Милка читала свою «марксистско-ленинскую философию» на второй смене и вечерникам, а найти замену не сумела или не захотела. У Генки было забот полон рот, и Сураев, понятно, принялся помогать ему на кухне, однако успел, прежде чем подвалили гости, разобраться в стопках книг, притулившихся у щегольских стеллажей. Да, Милка, и. о. доцента сверхидеологической кафедры, не могла оставить их себе, и дай Бог, если вообще прочитала, но Сураев не успокоился, пока не натолкал сумку этой внешне незавидной макулатурой: всё там было крепко потрёпано – и настоящие печатные книжки «из-за бугра», и отечественные электрографические копии (слово «ксерокс» пошло в ход позже), и нерезкие фотоснимки с машинописи.

Когда в четыре утра варшавский поезд растаял, наконец, среди синих и красных привокзальных огней, Сураев обнаружил, что забыл сумку в зале ожидания для иностранцев, где пили последнюю, стременную. Бесстрашный по пьянке, он убедил Микиса и ещё одного парня, незнакомого, вернуться в зал, протащил их, давно уже лыка не вязавших, по осточертевшим лестницам и обнаружил свою криминальную сумку на кресле: место, видишь ли, занимал… Мент, уже топтавшийся возле, поглядел на гуляк критически, но не пристал. Будь Сураев потрезвее, не возвратился бы, а тогда ему стало безумно жаль – и не так книг, не прочтенных и поэтому ещё чужих, сколько сумки…

Глаза слипались. Он уже засыпал, когда быстрая, как удар током, мысль рассеяла сонную муть: Генка уехал снова, теперь уж точно навсегда. Вскинувшись, Сураев огляделся и опять смежил веки: смотри не смотри, однако в комнате, где Генка прожил, как-никак, больше двух лет, и он не оставил никаких следов. Заколдованное место? Хотя… Шумный и безалаберный, Генка не тушил сигарет о столешницу, не метал нож в шифоньер, и не он расколотил дешёвые, Ленинградского фарфорового завода, статуэтки на комоде. Их Шамаш берег как память о родителях и пустоту на том месте болезненно ощутил и сейчас. Книги? Сжег их, опасаясь обыска, во время одной неприятности на работе. Виктор Некрасов есть и свой, а остального не очень-то и жаль теперь, после книжного бума в России, когда можно было купить почти всё… По-прежнему не открывая глаз, он увидел, что у стены, на прежнем месте, чернеет трюмо и что сама Нина возникла в его глубине, поставила босую ступню на пустую поверхность столика, выбралась и осматривается. Он знает, что если сумеет бестрепетно встретить её взгляд, всё у них будет, как раньше. Вот только не совсем понятно, почему вернулась она взамен утраченного Генки: Нина ведь живая… Или? Сомнения душат Шамаша, но он помнит, что вопросы задавать нельзя…

– Шамаш Саргонович!

Глаза уже не щиплет, хоть подушка и влажная. Зелёные капельки люстры тихо сияют в закатных лучах. Сколько пыли на них! И как долго он спал…

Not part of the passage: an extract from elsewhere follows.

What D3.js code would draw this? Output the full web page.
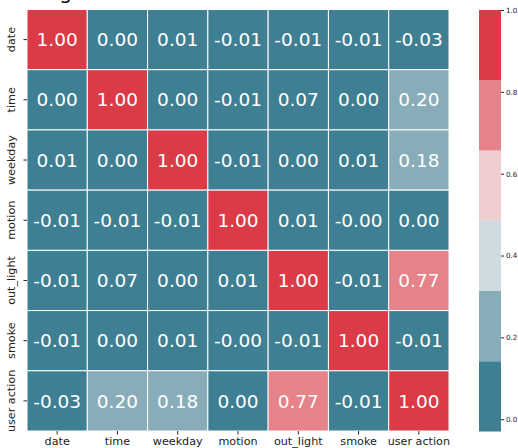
<!DOCTYPE html>
<html><head><meta charset="utf-8">
<script src="https://cdn.jsdelivr.net/npm/d3@7"></script>
<style>body{margin:0;background:#fff}svg{display:block}text{font-family:"DejaVu Sans",sans-serif}</style>
</head><body>
<svg id="c" width="518" height="448"></svg>
<script>
const labels = ["date","time","weekday","motion","out_light","smoke","user action"];
const rowDate     = [1.00, 0.00, 0.01, -0.01, -0.01, -0.01, -0.03];
const rowTime     = [0.00, 1.00, 0.00, -0.01, 0.07, 0.00, 0.20];
const rowWeekday  = [0.01, 0.00, 1.00, -0.01, 0.00, 0.01, 0.18];
const rowMotion   = [-0.01, -0.01, -0.01, 1.00, 0.01, -0.00, 0.00];
const rowOutLight = [-0.01, 0.07, 0.00, 0.01, 1.00, -0.01, 0.77];
const rowSmoke    = [-0.01, 0.00, 0.01, -0.00, -0.01, 1.00, -0.01];
const rowUser     = [-0.03, 0.20, 0.18, 0.00, 0.77, -0.01, 1.00];
const matrix = [rowDate,rowTime,rowWeekday,rowMotion,rowOutLight,rowSmoke,rowUser];
const palette = ["#3f7f93","#88adb9","#cfdbe0","#efced1","#e5828a","#db3b47"];
const cbTicks = [0.0,0.2,0.4,0.6,0.8,1.0];
const title = "Figure of Correlation between Features";

const svg = d3.select("#c");
const L=27, R=449, T=9.5, B=431;
const x = d3.scaleBand().domain(labels).range([L,R]);
const y = d3.scaleBand().domain(labels).range([T,B]);
const vmin = d3.min(matrix.flat()), vmax = 1.0;
const color = d3.scaleQuantize().domain([vmin,vmax]).range(palette);
const fmt = v => (v<0 || Object.is(v,-0)) ? "-"+Math.abs(v).toFixed(2) : v.toFixed(2);

svg.append("text").attr("x",(L+R)/2).attr("y",-1).attr("text-anchor","middle")
  .attr("font-size",20).attr("fill","#000").text(title);

const cells = [];
matrix.forEach((row,i)=>row.forEach((v,j)=>cells.push({r:labels[i],c:labels[j],v})));
svg.append("g").selectAll("rect").data(cells).join("rect")
  .attr("x",d=>x(d.c)).attr("y",d=>y(d.r))
  .attr("width",x.bandwidth()).attr("height",y.bandwidth())
  .attr("fill",d=>color(d.v)).attr("stroke","#ffffff").attr("stroke-width",1);
svg.append("g").selectAll("text").data(cells).join("text")
  .attr("x",d=>x(d.c)+x.bandwidth()/2).attr("y",d=>y(d.r)+y.bandwidth()/2)
  .attr("dy","0.36em").attr("text-anchor","middle").attr("font-size",18.5)
  .attr("fill","#fff").text(d=>fmt(d.v));

// x axis
const xa = svg.append("g").attr("transform",`translate(0,${B})`)
  .call(d3.axisBottom(x).tickSize(3.5).tickPadding(3));
xa.select(".domain").remove();
xa.selectAll("text").attr("font-size",11.2).attr("fill","#222").attr("font-family","DejaVu Sans");
xa.selectAll("line").attr("stroke","#222");
// y axis
const ya = svg.append("g").attr("transform",`translate(${L},0)`)
  .call(d3.axisLeft(y).tickSize(3.5).tickPadding(3));
ya.select(".domain").remove();
ya.selectAll("line").attr("stroke","#222");
ya.selectAll("text").attr("font-size",11.2).attr("fill","#222").attr("font-family","DejaVu Sans")
  .attr("text-anchor","middle").attr("transform","rotate(-90)")
  .attr("x",0).attr("dy",0).attr("y",-12);

// colorbar
const cbX=479, cbW=22;
const cy = d3.scaleLinear().domain([vmin,vmax]).range([431.5,10]);
const bands = palette.map(c=>{const [a,b]=color.invertExtent(c);return {c,a,b};});
svg.append("g").selectAll("rect").data(bands).join("rect")
  .attr("x",cbX).attr("y",d=>cy(d.b)).attr("width",cbW).attr("height",d=>cy(d.a)-cy(d.b))
  .attr("fill",d=>d.c);
const ca = svg.append("g").attr("transform",`translate(${cbX+cbW},0)`)
  .call(d3.axisRight(cy).tickValues(cbTicks).tickFormat(d3.format(".1f")).tickSize(3).tickPadding(2));
ca.select(".domain").remove();
ca.selectAll("text").attr("font-size",7.2).attr("fill","#222").attr("font-family","DejaVu Sans");
ca.selectAll("line").attr("stroke","#222");
</script>
</body></html>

– Шамаш Саргонович! Вас, однако же, не добудишься. Вам телефонировал следователь, просил срочно ему перезвонить. Вот номер, на бумажке.

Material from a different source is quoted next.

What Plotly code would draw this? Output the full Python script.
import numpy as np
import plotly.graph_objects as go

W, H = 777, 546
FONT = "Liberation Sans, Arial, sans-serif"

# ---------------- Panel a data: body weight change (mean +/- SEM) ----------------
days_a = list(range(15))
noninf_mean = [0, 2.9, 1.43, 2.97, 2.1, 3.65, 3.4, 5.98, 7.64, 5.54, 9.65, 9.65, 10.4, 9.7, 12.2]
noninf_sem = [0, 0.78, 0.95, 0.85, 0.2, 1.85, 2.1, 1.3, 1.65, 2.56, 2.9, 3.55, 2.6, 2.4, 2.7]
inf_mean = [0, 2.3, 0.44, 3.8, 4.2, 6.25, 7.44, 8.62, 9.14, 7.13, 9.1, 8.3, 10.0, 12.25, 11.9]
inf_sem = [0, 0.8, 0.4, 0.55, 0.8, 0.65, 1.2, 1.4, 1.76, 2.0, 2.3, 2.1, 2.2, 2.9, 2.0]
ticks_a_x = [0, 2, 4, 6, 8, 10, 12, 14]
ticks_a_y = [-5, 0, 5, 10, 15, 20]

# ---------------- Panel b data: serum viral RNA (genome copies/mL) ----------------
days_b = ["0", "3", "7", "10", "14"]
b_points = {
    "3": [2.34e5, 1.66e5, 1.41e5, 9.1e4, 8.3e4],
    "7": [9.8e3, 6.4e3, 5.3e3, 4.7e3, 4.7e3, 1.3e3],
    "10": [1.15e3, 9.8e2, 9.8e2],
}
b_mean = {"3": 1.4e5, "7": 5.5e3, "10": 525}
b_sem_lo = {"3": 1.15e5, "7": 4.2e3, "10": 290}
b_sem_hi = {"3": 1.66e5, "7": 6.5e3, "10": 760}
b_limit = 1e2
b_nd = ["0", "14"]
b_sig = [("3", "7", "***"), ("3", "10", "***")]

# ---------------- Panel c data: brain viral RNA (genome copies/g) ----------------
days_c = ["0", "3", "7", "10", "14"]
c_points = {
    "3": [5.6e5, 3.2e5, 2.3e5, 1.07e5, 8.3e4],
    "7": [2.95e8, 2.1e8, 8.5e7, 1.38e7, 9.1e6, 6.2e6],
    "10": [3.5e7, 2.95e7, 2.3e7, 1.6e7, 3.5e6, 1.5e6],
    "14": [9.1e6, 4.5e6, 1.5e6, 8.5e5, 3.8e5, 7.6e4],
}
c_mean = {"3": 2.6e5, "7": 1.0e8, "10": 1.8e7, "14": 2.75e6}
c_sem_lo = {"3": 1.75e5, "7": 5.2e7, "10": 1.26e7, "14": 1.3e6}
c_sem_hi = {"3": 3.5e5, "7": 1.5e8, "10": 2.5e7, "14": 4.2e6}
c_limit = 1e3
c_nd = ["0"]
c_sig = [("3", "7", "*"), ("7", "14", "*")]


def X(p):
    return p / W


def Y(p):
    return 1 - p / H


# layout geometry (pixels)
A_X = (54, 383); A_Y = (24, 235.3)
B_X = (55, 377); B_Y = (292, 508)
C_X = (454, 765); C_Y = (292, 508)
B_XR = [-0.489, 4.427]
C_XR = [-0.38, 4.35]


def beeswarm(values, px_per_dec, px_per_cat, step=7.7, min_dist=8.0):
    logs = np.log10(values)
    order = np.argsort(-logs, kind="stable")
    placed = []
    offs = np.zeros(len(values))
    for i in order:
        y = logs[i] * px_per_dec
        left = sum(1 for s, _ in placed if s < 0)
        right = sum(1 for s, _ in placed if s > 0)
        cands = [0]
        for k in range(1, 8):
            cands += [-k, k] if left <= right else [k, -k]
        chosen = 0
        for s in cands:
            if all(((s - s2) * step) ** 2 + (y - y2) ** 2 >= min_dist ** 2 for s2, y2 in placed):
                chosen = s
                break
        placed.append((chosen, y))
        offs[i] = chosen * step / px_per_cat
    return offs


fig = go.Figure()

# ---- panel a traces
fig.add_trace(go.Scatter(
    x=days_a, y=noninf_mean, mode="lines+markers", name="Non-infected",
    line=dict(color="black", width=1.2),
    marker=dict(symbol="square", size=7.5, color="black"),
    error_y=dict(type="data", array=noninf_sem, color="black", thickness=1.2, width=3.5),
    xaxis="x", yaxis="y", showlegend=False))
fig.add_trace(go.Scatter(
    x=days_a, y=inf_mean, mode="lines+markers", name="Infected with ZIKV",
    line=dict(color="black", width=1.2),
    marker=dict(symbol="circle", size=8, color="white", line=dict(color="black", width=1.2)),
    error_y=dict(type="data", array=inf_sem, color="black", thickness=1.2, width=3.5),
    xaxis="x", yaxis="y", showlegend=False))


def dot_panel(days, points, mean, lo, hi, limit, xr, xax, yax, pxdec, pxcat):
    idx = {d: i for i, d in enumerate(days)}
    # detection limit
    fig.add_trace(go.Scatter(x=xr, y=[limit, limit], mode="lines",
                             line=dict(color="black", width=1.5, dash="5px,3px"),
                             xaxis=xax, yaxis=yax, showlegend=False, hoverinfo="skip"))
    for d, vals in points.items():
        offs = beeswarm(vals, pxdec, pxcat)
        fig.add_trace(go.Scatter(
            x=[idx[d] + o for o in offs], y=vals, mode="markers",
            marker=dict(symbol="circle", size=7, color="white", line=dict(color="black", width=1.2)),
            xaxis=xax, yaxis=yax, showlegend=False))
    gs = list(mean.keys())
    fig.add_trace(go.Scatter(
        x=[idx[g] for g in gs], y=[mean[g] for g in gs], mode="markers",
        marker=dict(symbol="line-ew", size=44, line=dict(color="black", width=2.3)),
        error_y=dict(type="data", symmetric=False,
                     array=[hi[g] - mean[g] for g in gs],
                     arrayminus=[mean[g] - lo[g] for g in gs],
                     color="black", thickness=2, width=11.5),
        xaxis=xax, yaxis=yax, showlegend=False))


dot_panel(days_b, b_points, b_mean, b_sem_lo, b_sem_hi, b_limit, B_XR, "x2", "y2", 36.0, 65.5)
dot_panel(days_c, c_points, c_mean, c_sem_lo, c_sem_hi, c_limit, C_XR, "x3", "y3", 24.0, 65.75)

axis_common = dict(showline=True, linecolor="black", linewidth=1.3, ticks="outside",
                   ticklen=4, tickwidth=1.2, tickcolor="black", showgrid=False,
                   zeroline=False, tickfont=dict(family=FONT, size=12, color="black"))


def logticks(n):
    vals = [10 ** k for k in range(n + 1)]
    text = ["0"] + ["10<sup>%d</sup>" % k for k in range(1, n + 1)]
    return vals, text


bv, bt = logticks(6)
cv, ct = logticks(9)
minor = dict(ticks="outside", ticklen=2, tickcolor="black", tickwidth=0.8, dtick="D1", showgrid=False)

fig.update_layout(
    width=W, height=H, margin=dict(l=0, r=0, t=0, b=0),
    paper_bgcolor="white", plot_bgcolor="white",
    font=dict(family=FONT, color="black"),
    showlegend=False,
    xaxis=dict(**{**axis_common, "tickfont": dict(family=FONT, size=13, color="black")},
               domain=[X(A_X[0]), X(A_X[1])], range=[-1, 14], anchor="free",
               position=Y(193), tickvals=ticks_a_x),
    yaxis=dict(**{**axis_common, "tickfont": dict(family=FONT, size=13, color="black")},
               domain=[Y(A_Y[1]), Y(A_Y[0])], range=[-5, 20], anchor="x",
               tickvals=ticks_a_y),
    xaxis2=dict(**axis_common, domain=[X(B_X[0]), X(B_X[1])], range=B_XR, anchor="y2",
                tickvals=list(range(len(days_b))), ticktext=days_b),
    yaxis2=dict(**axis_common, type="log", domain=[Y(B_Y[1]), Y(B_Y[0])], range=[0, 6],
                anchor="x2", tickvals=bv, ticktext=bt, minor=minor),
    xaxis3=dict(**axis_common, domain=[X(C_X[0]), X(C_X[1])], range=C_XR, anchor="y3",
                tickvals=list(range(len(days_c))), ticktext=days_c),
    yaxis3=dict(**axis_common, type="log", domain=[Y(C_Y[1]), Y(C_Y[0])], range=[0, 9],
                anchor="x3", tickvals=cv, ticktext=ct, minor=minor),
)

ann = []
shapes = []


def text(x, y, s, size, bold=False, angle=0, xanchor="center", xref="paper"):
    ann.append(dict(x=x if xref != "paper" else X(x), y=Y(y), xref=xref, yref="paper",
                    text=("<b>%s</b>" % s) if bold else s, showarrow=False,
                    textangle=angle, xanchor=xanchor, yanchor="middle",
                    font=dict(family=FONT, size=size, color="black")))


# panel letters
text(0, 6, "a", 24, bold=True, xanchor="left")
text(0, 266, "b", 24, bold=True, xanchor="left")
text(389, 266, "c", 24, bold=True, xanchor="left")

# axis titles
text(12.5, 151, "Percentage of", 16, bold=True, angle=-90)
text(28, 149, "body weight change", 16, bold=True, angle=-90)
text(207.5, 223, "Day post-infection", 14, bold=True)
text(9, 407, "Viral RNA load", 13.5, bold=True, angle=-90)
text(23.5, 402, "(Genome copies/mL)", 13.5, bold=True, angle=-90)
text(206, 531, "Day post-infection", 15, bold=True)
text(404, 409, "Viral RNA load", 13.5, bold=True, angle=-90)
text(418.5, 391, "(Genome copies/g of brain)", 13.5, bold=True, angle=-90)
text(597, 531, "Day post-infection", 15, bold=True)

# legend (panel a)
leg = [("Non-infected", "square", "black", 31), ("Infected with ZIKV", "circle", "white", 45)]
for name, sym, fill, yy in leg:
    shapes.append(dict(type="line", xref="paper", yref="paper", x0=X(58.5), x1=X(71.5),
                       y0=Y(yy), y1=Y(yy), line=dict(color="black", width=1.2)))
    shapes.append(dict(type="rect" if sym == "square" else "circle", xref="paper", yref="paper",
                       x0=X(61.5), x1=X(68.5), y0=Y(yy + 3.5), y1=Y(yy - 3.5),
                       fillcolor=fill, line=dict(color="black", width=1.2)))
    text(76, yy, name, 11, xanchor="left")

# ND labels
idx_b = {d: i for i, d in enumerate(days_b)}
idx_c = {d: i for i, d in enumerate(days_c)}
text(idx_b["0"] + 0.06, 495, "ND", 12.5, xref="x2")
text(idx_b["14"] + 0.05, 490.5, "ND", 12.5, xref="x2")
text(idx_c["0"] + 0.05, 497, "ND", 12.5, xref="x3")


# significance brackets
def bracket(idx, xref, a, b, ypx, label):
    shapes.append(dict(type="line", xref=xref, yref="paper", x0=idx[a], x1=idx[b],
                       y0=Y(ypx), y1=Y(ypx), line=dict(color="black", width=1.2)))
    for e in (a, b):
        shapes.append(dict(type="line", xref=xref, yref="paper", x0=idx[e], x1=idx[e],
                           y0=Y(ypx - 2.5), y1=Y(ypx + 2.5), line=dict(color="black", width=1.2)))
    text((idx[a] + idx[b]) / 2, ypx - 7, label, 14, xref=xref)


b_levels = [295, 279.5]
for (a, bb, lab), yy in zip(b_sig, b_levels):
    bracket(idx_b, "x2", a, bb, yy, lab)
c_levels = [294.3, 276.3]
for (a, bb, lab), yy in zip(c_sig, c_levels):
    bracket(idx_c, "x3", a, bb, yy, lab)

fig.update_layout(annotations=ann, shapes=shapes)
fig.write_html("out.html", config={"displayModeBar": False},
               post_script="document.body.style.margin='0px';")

– Спасибо, Иван Афанасьевич.

Сураев перевернулся на другой бок. Хоть прерванное сновидение ещё прокручивается перед его глазами, это только воспоминание, в него уже не возвратиться. И слава Богу.

Глава

3

Тот, кто подходит ко мне, —не мой человек он.

“Эпос о Гильгамеше”.

– Сураев Шамаш Саргонович? Я следователь прокуратуры…

Незнакомец, шагнувший навстречу Сураеву из тёмного угла лестничной площадки, сунул руку во внутренний карман серого своего пиджака, и Сураев подметил, что, вытаскивая залитое в пластик удостоверение, этот неприметный человек чуток позамешкался. Словно бы у него там несколько удостоверений и надо было нащупать нужное.